Além dos ingressos, que não são baratos (US$ 640 para os três dias no Grande Prêmio do Brasil), foram criados camarotes VIP batizados de F1 Experiences. Neles é possível ver a lendas da Fórmula 1 de perto, assistir a prova no exclusivo F1 Paddock Club Lounge, comer pratos criados por chefs com estrelas Michelin, fazer caminhadas diárias no Pit Lane e beber até cair no Open Bar. Todo este conforto pode custar até US$ 7.000. Para sinalizar todas essas mudanças, adotaram uma nova música tema, redesenharam o logotipo e novas fontes tipográficas (incrivelmente belas) foram criadas unificando o visual do evento em todas plataformas.

Fórmula Netflix
No meio de tantas transformações, um produto é sempre apontado como decisivo para o sucesso: a série Drive to Survive (traduzido para Dirigir Para Viver) da Netflix. Foi com ela que me reconectei à competição após décadas de desprezo. Eu e a torcida do Flamengo, já que 30% público atual veio na boleia da série. Deixando de lado aspectos mais técnicos dos carros e focando nas pessoas, a série injetou um ingrediente novo: o drama. As brigas entre pilotos (muitas vezes da mesma escuderia), as tretas entre chefes de equipe, os escândalos financeiros dos dirigentes, os áudios cheios de palavrões, as tomadas de câmera exclusivas (a parada nos boxes, vista de cima, é a marca registrada da série), os comentário ácidos dos especialistas, o desespero das equipes menores em pontuar, tudo é ampliado para transformar a competição em entretenimento. Não importa se o campeonato será vencido pela Mercedes ou pela Red Bull. Hamilton, o campeão em 2018, mal aparece na primeira temporada da série.
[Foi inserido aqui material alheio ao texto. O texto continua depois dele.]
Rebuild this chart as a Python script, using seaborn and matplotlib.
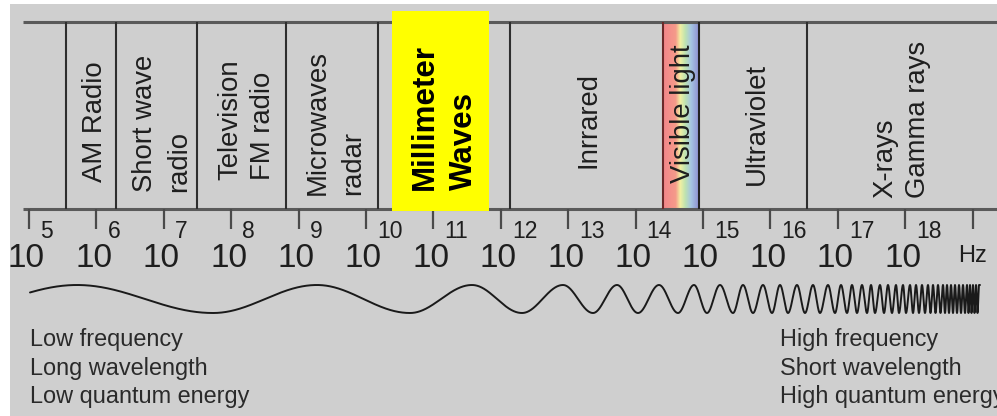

O programa serve ainda para mostrar o apoio da família dos pilotos e de chefes de equipe, exibir ao máximo os patrocinadores e apavorar o público com trombadas cinematográficas. As primeiras temporadas abusam do carisma de Daniel Ricciardo, que troca a RedBull pela Renault e esta pela McLaren antes de sua carreira escorrer pelo ralo e de Guenther Steiner, o explosivo e engraçado chefe de equipe da Haas, infelizmente demitido em 2023. Ao longo da série, assistimos ao retorno da Red Bull à hegemonia e à ascensão de Max Verstappen, atual tricampeão da categoria. Não há melhor maneira de se atualizar sobre os últimos 5 anos da competição. Após maratonar a série (e fuçar a wikipedia atrás de mais informações sobre os personagens) eu estava pronto para acompanhar as provas. A boa notícia é que os anos de dominação da Mercedes e da Red Bull acabaram. Neste ano, Ferrari e McLaren estão disputando palmo a palmo as posições no grid de largada, no pódio e no campeonato de construtores. Haja coração, diria o Galvão.

IMAX e além
E se você acha que a corrida de automóveis atingiu seu pico de glamour, aguarde F1, o blockbuster da Apple e Warner Bros. Com o gostosão Brad Pitt, Kerry Condon, Damson Idris e Javier Bardem no elenco e um enredo sobre a criação da fictícia escuderia APXGP. A inédita parceria entre Hollywood e a Fórmula1 permite acesso da equipe de filmagem às corridas, gravando cenas antes das competições com a participação dos verdadeiros pilotos e o calor da torcida. Portanto vem aí mais tomadas de câmera absurdas, ensurdecedores roncos de motor, cenários paradisíacos, muito mais drama e... Guenther Steiner, desde já cotado para Oscar de melhor ator coadjuvante.

Você sabia?
• Para ser considerado um esporte olímpico, ele precisa ser praticado em pelo menos 75 países em quatro continentes diferentes.
• Em Portugal ainda se ouve a expressão “armado de Fittipaldi” para se referir a pessoa que dirige em alta velocidade.
• O Tema da Vitória, que embalou Piquet e Senna, foi gravado em 1981 pelo grupo Roupa Nova.